The businesses that invest in call centers expect them to be performing effectively. Key Performance Indicators (KPI) metrics measure and monitor employee performance. These results include call resolution, hold times, agent courtesy etc. This monitoring is essential for any call center as it provides valuable information on performance, consumer experience and gives agents something to strive for. However, monitoring in itself, can be a conflictive process. What should an assurance program include to work its wonders?
Especially when monitoring is done by an internal group, people may worry that scoring will be based on favoritism. Use anonymous outsiders so there’s no possible bias and listening to calls stays objective. Outside sources can give some great perspective to any issues that an internal team might not be able to spot.
Especially when monitoring is first introduced, many may find it to be too critical. Ensure it’s not used as a top-down type of system. Instead, regard it as an integral system program designed to benefit everyone. Keep in mind that monitoring shouldn’t be the job of the supervisor, instead, dedicate the right person/firm to do the monitoring. Give this person the resources, training and skills to handle the job.

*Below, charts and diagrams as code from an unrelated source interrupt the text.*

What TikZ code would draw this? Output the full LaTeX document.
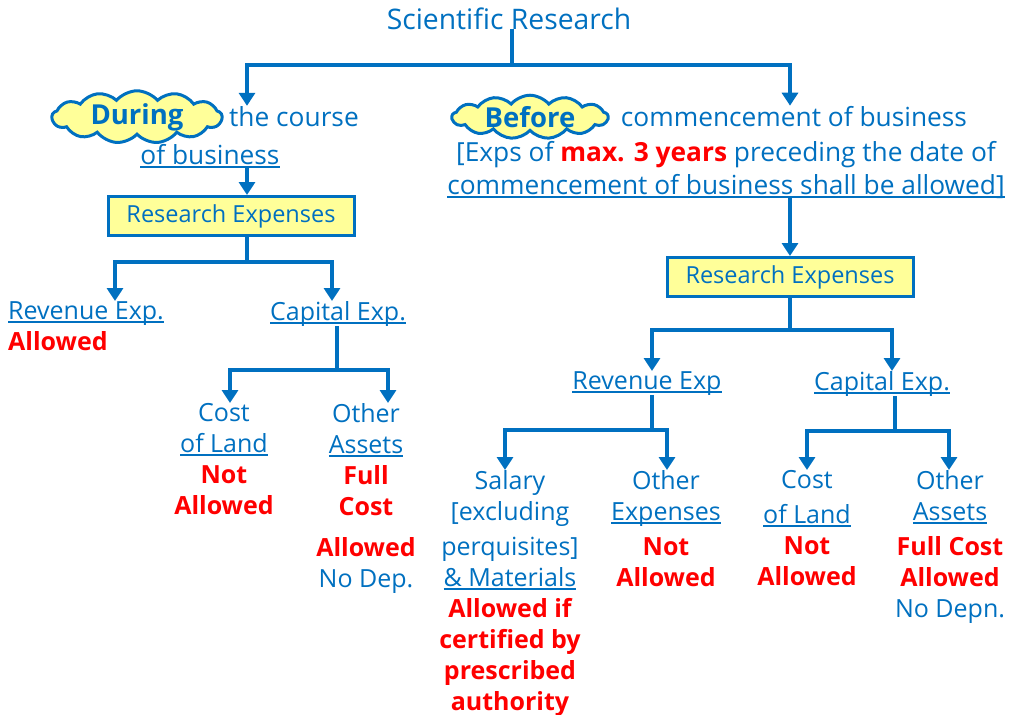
\documentclass[tikz,border=0pt]{standalone}
\usepackage{fontspec}
\setmainfont{Open Sans}
\usetikzlibrary{arrows.meta, shapes.symbols}
\definecolor{resblue}{HTML}{0070C0}
\definecolor{resyellow}{HTML}{FFFF99}
\newcommand\undl[1]{\setbox0\hbox{#1}\rlap{\copy0}\rule[-4pt]{\wd0}{2.4pt}}
\newcommand\hi[1]{\textcolor{red}{\bfseries #1}}

\begin{document}
\begin{tikzpicture}[x=1pt, y=-1pt, every node/.style={inner sep=0pt, text=resblue, font=\fontsize{25}{31}\selectfont, align=center},
  top/.style={anchor=base, font=\fontsize{26.3}{33}\selectfont},
  ln/.style={draw=resblue, line width=4pt},
  arr/.style={ln, -{Triangle[width=16pt, length=13pt]}},
  resbox/.style={draw=resblue, line width=3pt, fill=resyellow, minimum width=246pt, minimum height=39pt, font=\fontsize{23.5}{28}\selectfont},
  puff/.style={cloud, cloud puffs=13, cloud puff arc=100, cloud ignores aspect, draw=resblue, line width=3pt, fill=resyellow, font=\fontsize{27.5}{31}\selectfont\bfseries}]
  \useasboundingbox (0,0) rectangle (1010,715);

  \node[top, font=\fontsize{28.3}{33}\selectfont] (title) at (509,29) {Scientific Research};

  \node[puff, minimum width=170pt, minimum height=42pt] (during) at (137,117) {During};
  \node[top] (course) at (294,126) {the course};
  \node[top] (ofbus) at (210,164) {\undl{of business}};
  \node[resbox] (resl) at (231,216) {Research Expenses};

  \node[anchor=north west, align=left] (revl) at (8,301) {\undl{Revenue Exp.}\\\hi{Allowed}};
  \node[anchor=north] (capl) at (338,301) {\undl{Capital Exp.}};
  \node[anchor=north] (costl) at (224,403) {Cost\\\undl{of Land}\\\hi{Not}\\\hi{Allowed}};
  \node[anchor=north] (othl) at (366,403) {Other\\\undl{Assets}\\\hi{Full}\\\hi{Cost}\\[10pt]\hi{Allowed}\\No Dep.};

  \node[puff, minimum width=156pt, minimum height=42pt] (before) at (530,117) {Before};
  \node[top] (comm) at (794,126) {commencement of business};
  \node[top] (exps) at (726,161) {[Exps of \hi{max. 3 years} preceding the date of};
  \node[top] (exps2) at (726,194) {\undl{commencement of business shall be allowed]}};
  \node[resbox] (resr) at (790,277) {Research Expenses};

  \node[anchor=north] (revr) at (647,371) {\undl{Revenue Exp}};
  \node[anchor=north] (capr) at (882,371) {\undl{Capital Exp.}};
  \node[anchor=north] (sal) at (510,470) {Salary\\{[excluding}\\[4pt]perquisites]\\\undl{\& Materials}\\\hi{Allowed if}\\\hi{certified by}\\\hi{prescribed}\\\hi{authority}};
  \node[anchor=north] (othr) at (666,470) {Other\\\undl{Expenses}\\[4pt]\hi{Not}\\\hi{Allowed}};
  \node[anchor=north] (costr) at (807,470) {Cost\\[4pt]\undl{of Land}\\\hi{Not}\\\hi{Allowed}};
  \node[anchor=north] (assr) at (950,470) {Other\\\undl{Assets}\\[4pt]\hi{Full Cost}\\\hi{Allowed}\\No Depn.};

  \coordinate (tj) at (512,65);
  \coordinate (lj) at (247,262);
  \coordinate (la) at (115,262);
  \coordinate (lb) at (332,262);
  \coordinate (cj) at (337,370);
  \coordinate (ca) at (230,370);
  \coordinate (cb) at (388,370);
  \coordinate (rj) at (790,330);
  \coordinate (ra) at (652,330);
  \coordinate (rb) at (892,330);
  \coordinate (vj) at (652,430);
  \coordinate (va) at (505,430);
  \coordinate (vb) at (667,430);
  \coordinate (kj) at (895,431);
  \coordinate (ka) at (807,431);
  \coordinate (kb) at (949,431);

  \draw[ln] (title.south -| tj) -- (tj);
  \draw[arr] (tj) -| (course.north -| lj);
  \draw[arr] (tj) -| (comm.north -| rj);
  \draw[arr] (ofbus.south -| lj) -- (resl.north -| lj);
  \draw[ln] (resl.south -| lj) -- (lj);
  \draw[arr] (lj) -| (revl.north -| la);
  \draw[arr] (lj) -| (capl.north -| lb);
  \draw[ln] (capl.south -| cj) -- (cj);
  \draw[arr] (cj) -| (costl.north -| ca);
  \draw[arr] (cj) -| (othl.north -| cb);

  \draw[arr] (exps2.south -| rj) -- (resr.north -| rj);
  \draw[ln] (resr.south -| rj) -- (rj);
  \draw[arr] (rj) -| (revr.north -| ra);
  \draw[arr] (rj) -| (capr.north -| rb);
  \draw[ln] (revr.south -| vj) -- (vj);
  \draw[arr] (vj) -| (sal.north -| va);
  \draw[arr] (vj) -| (othr.north -| vb);
  \draw[ln] (capr.south -| kj) -- (kj);
  \draw[arr] (kj) -| (costr.north -| ka);
  \draw[arr] (kj) -| (assr.north -| kb);
 \end{tikzpicture}
\end{document}
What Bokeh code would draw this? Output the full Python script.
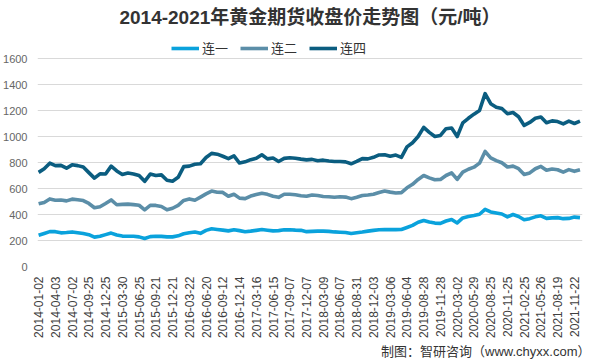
import math
from bokeh.plotting import figure
from bokeh.models import Legend, LegendItem, FixedTicker, Title, ColumnDataSource, Range1d
from bokeh.embed import file_html
from bokeh.resources import INLINE

# trading-day index (one sample every 20 trading days)
day_index = list(range(0, 1941, 20))

lian1 = [240, 254, 268, 268, 259, 262, 266, 260, 254, 245,
         226, 232, 245, 257, 242, 234, 233, 233, 228, 216,
         230, 233, 232, 228, 228, 236, 252, 260, 265, 255,
         278, 290, 285, 280, 274, 283, 276, 267, 272, 278,
         284, 279, 274, 276, 282, 283, 280, 278, 268, 270,
         272, 272, 270, 266, 264, 262, 254, 260, 265, 272,
         278, 283, 285, 284, 284, 285, 300, 316, 340, 354,
         342, 334, 332, 350, 362, 335, 374, 384, 392, 402,
         440, 420, 412, 404, 382, 400, 385, 360, 368, 382,
         390, 370, 374, 376, 368, 370, 380, 376]

lian2 = [482, 493, 520, 510, 511, 505, 518, 514, 507, 485,
         452, 460, 485, 512, 475, 478, 480, 476, 471, 436,
         470, 470, 462, 436, 448, 470, 508, 520, 510, 534,
         559, 580, 571, 570, 540, 556, 526, 522, 542, 553,
         563, 555, 540, 532, 556, 556, 552, 544, 540, 550,
         546, 539, 536, 533, 536, 534, 522, 533, 546, 550,
         556, 569, 580, 572, 565, 568, 605, 632, 670, 700,
         682, 667, 670, 700, 720, 670, 726, 748, 764, 795,
         885, 836, 815, 798, 765, 772, 752, 708, 720, 752,
         770, 740, 750, 744, 726, 745, 732, 744]

lian4 = [724, 752, 795, 776, 778, 756, 782, 776, 765, 722,
         680, 713, 712, 772, 735, 708, 719, 712, 700, 655,
         711, 700, 705, 664, 656, 686, 768, 772, 786, 790,
         838, 870, 864, 848, 830, 851, 796, 805, 822, 832,
         859, 828, 835, 808, 832, 837, 833, 826, 820, 824,
         813, 818, 812, 808, 808, 805, 790, 808, 830, 828,
         840, 858, 860, 848, 857, 840, 920, 952, 1000, 1070,
         1032, 1000, 1008, 1060, 1065, 1000, 1105, 1140, 1172, 1200,
         1330, 1252, 1225, 1215, 1175, 1185, 1152, 1085, 1108, 1140,
         1150, 1106, 1120, 1115, 1097, 1118, 1100, 1118]

date_labels = ["2014-01-02", "2014-04-03", "2014-07-02", "2014-09-25", "2014-12-25",
               "2015-03-30", "2015-06-25", "2015-09-21", "2015-12-21", "2016-03-22",
               "2016-06-20", "2016-09-12", "2016-12-14", "2017-03-16", "2017-06-15",
               "2017-09-07", "2017-12-07", "2018-03-09", "2018-06-07", "2018-08-31",
               "2018-12-03", "2019-03-06", "2019-06-04", "2019-08-28", "2019-11-28",
               "2020-03-02", "2020-05-29", "2020-08-25", "2020-11-25", "2021-02-25",
               "2021-05-26", "2021-08-19", "2021-11-22"]
label_step = 60
y_ticks = [0, 200, 400, 600, 800, 1000, 1200, 1400, 1600]

series_names = ["连一", "连二", "连四"]
series_colors = ["#0aa2dc", "#5b8ea8", "#0b5d80"]

src = ColumnDataSource(dict(x=day_index, lian1=lian1, lian2=lian2, lian4=lian4))

# y range extends above 1600 to leave room for the legend row inside the frame
p = figure(width=589, height=360, output_backend="svg", toolbar_location=None,
           x_range=Range1d(-4, 1949), y_range=Range1d(0, 1800),
           min_border_left=32, min_border_right=7, min_border_top=32, min_border_bottom=94)
p.outline_line_color = None
p.background_fill_color = "white"
p.border_fill_color = "white"

p.title.text = "2014-2021年黄金期货收盘价走势图（元/吨）"
p.title.align = "center"
p.title.text_font = "'Liberation Sans', 'Noto Sans CJK SC'"
p.title.text_font_size = "19px"
p.title.text_font_style = "bold"
p.title.text_color = "#333333"
p.title.standoff = 9

renderers = []
for col, color in zip(["lian1", "lian2", "lian4"], series_colors):
    r = p.line("x", col, source=src, line_color=color, line_width=3.6, line_join="round")
    renderers.append(r)

legend = Legend(items=[LegendItem(label=n, renderers=[r]) for n, r in zip(series_names, renderers)],
                orientation="horizontal", location=(134, 209),
                label_text_font="Noto Sans CJK SC", label_text_font_size="13px",
                label_text_color="#333333", label_height=16,
                glyph_width=28, glyph_height=10, spacing=12, label_standoff=3,
                padding=0, margin=0, border_line_color=None, background_fill_alpha=0)
p.add_layout(legend, "center")

xa = p.xaxis[0]
xa.ticker = FixedTicker(ticks=[label_step * i for i in range(len(date_labels))])
xa.major_label_overrides = {label_step * i: d for i, d in enumerate(date_labels)}
xa.major_label_orientation = math.pi / 2
xa.major_label_text_font = "Liberation Sans"
xa.major_label_text_font_size = "12px"
xa.major_label_text_color = "#404040"
xa.axis_line_color = None
xa.major_tick_line_color = None
xa.minor_tick_line_color = None
xa.major_tick_out = 0
xa.major_tick_in = 0
xa.major_label_standoff = 10

ya = p.yaxis[0]
ya.ticker = FixedTicker(ticks=y_ticks)
ya.major_label_text_font = "Liberation Sans"
ya.major_label_text_font_size = "11px"
ya.major_label_text_color = "#666666"
ya.axis_line_color = None
ya.major_tick_line_color = None
ya.minor_tick_line_color = None
ya.major_tick_out = 0
ya.major_tick_in = 0
ya.major_label_standoff = 10

p.xgrid.visible = False
p.ygrid.ticker = FixedTicker(ticks=y_ticks)
p.ygrid.grid_line_color = "#d9d9d9"
p.ygrid.grid_line_width = 1

footer = Title(text="制图：智研咨询（www.chyxx.com）", align="right",
               text_font="'Liberation Sans', 'Noto Sans CJK SC'", text_font_size="13px",
               text_font_style="normal", text_color="#333333", offset=-8, standoff=2)
p.add_layout(footer, "below")

open("out.html", "w").write(file_html(p, INLINE))
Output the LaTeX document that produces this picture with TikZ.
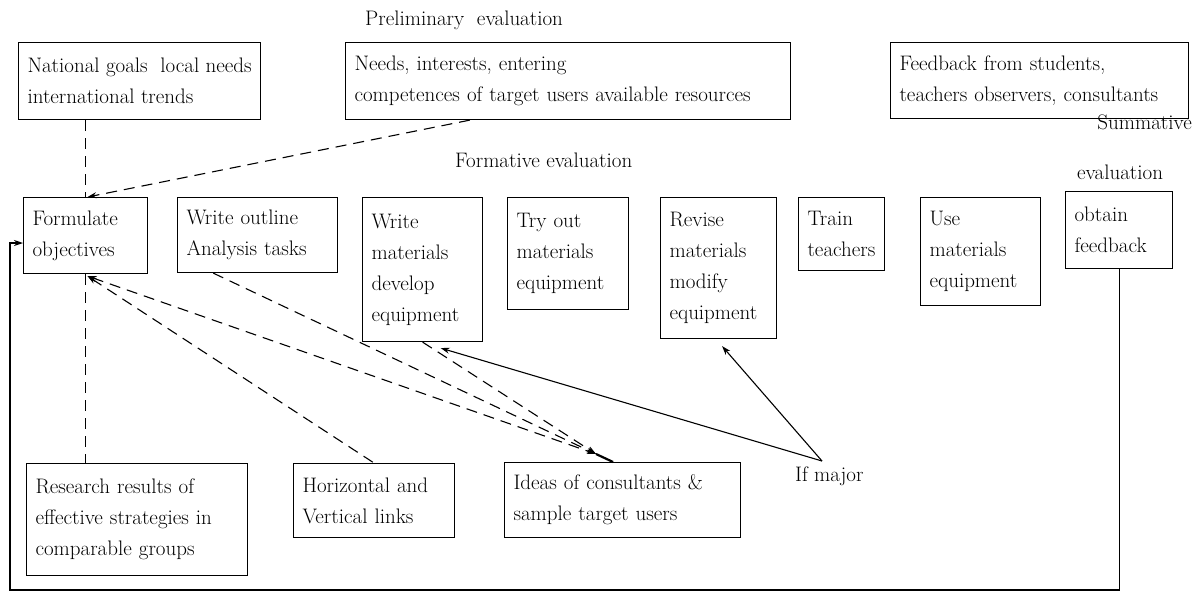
\documentclass[tikz,border=0pt]{standalone}
\usepackage{fontspec}
\usetikzlibrary{arrows.meta,calc}
\begin{document}
\begin{tikzpicture}[x=1pt,y=-1pt,
  box/.style={draw, line width=1.1pt, align=left, inner xsep=9pt, inner ysep=0pt,
    anchor=north west, font=\fontsize{21}{31}\selectfont},
  lbl/.style={anchor=west, inner sep=0pt, font=\fontsize{21}{25}\selectfont},
  dashline/.style={line width=1.1pt, dash pattern=on 11pt off 7pt},
  solidline/.style={line width=1.1pt},
  >={Stealth[length=9pt,width=6pt]}]
\useasboundingbox (0,0) rectangle (1194,595);

% headings
\node[lbl] (prelim) at (365,20) {Preliminary\ \ evaluation};
\node[lbl] (formative) at (455,160) {Formative evaluation};
\node[lbl, anchor=east] (summ) at (1192,122) {Summative};
\node[lbl, anchor=center] (summ2) at (1120,172) {evaluation};

% top row: inputs
\node[box, minimum height=77pt] (nat) at (18,42) {National goals\ \ local needs\\international trends};
\node[box, text width=427pt, minimum height=77pt] (needs) at (345,42) {Needs, interests, entering\\competences of target users available resources};
\node[box, text width=280pt, minimum height=76pt] (fb) at (890,42) {Feedback from students,\\teachers observers, consultants};

% middle row: development stages
\node[box, text width=106pt, minimum height=76pt] (form) at (23,197) {Formulate\\objectives};
\node[box, text width=142pt, minimum height=75pt] (outl) at (177,197) {Write outline\\Analysis tasks};
\node[box, text width=102pt, minimum height=144pt] (wmat) at (362,197) {Write\\materials\\develop\\equipment};
\node[box, text width=103pt, minimum height=112pt] (try) at (507,197) {Try out\\materials\\equipment};
\node[box, text width=98pt, minimum height=141pt] (rev) at (660,197) {Revise\\materials\\modify\\equipment};
\node[box, minimum height=73pt] (train) at (798,197) {Train\\teachers};
\node[box, text width=102pt, minimum height=108pt] (use) at (920,197) {Use\\materials\\equipment};
\node[box, text width=89pt, minimum height=77pt] (obt) at (1065,191) {obtain\\feedback};

% bottom row: sources
\node[box, text width=203pt, minimum height=112pt] (res) at (26,463) {Research results of\\effective strategies in\\comparable groups};
\node[box, text width=143pt, minimum height=74pt] (hor) at (293,463) {Horizontal and\\Vertical links};
\node[box, text width=218pt, minimum height=75pt] (ideas) at (504,462) {Ideas of consultants \&\\sample target users};

\node[lbl] (ifmaj) at (795,476) {If major};

% junction points
\coordinate (hub) at (596,454);
\coordinate (ifm) at (822,461);
\coordinate (formb) at ($(form.south)+(2,2)$);
\coordinate (needsb) at ($(needs.south west)!0.28!(needs.south east)$);
\coordinate (outlb) at ($(outl.south west)!0.225!(outl.south east)$);
\coordinate (wtip) at ($(wmat.south west)!0.65!(wmat.south east)+(0,6)$);
\coordinate (rtip) at ($(rev.south west)!0.53!(rev.south east)+(0,7)$);
\coordinate (lb) at (10,590);
\coordinate (lt) at (10,243);

% dashed influences
\draw[dashline] (form.north |- nat.south) -- (form.north);
\draw[dashline,->] (needsb) -- ($(form.north)+(2,0)$);
\draw[dashline] (form.south) -- (form.south |- res.north);
\draw[dashline,<-] (formb) -- (hor.north);
\draw[dashline,<->] (formb) -- (hub);
\draw[dashline,->] (outlb) -- (hub);
\draw[dashline,->] (wmat.south) -- (hub);
\draw[line width=2.2pt] (hub) -- ($(ideas.north west)!0.46!(ideas.north east)$);

% revision paths
\draw[solidline,->] (ifm) -- (wtip);
\draw[solidline,->] (ifm) -- (rtip);

% feedback loop
\draw[solidline,->] (obt.south) |- (lb) -- (lt) -- (lt -| form.west);
\end{tikzpicture}
\end{document}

Stay objective by comparing your performance with others. Calibrate your measurements and include everyone responsible for monitoring with regular meetings. Choose a call and play it for them. Then, have them each score the call. If there’s a huge difference in scores, discuss and resolve the differences. This process builds general agreement and maintains a more consistent evaluation of agents.
Come up with a great program
Coming up with and using quality scorecards are one of the most important tools of a quality assurance program. Make sure you are asking the right questions, getting the results you are looking for and using those results correctly. The scorecards should evaluate the many aspects of a call. These include agent introduction to the customer, their presentation, composure and their closing. Stay consistent by evaluating scores weekly and monthly. If a score falls below a certain level, coaching or other action will take place. Don’t forget about your customer satisfaction, make sure you have a survey process installed.
This should be spread regularly through one-on-one and group sessions to encourage suggestions and comments. Give your agents the chance to discuss their evaluations if they’re not happy. This empowers them to have more control over their scores. When in a session, make it more than just sharing the score with with the agent. Try using the ”sandwich” approach by giving positive feedback, an area of improvement, followed by another positive note. Be sensitive to their reaction. For those with high marks, consistently recognize your agents that have the highest quality with small rewards and recognition for everyone to see.
Invest in training and coaching
Building agent skills are huge to create call center success. Use those great calls as a training aid. Support your staff with refresher training and plans to improve performance. Develop sessions where agents, supervisors, trainers etc. listen to calls and discuss different techniques. Every little bit helps to reinforce with experience and practice.
Your Quality management team and training team should be always communicating. Monitoring should be a collaborative effort where the entire call center is involved in defining and designing the process. All should know what should be expected and what the goals are, especially when it comes to identifying what is ‘good’ or not in a call.
You don’t have to have high-tech equipment, but even some monitoring is better than none. Start simple and slowly work your way up to more technical monitoring.
The Quality assurance process is crucial to operating a call center. You will reap the rewards if you invest the time and effort into the process. What has worked best for your call center?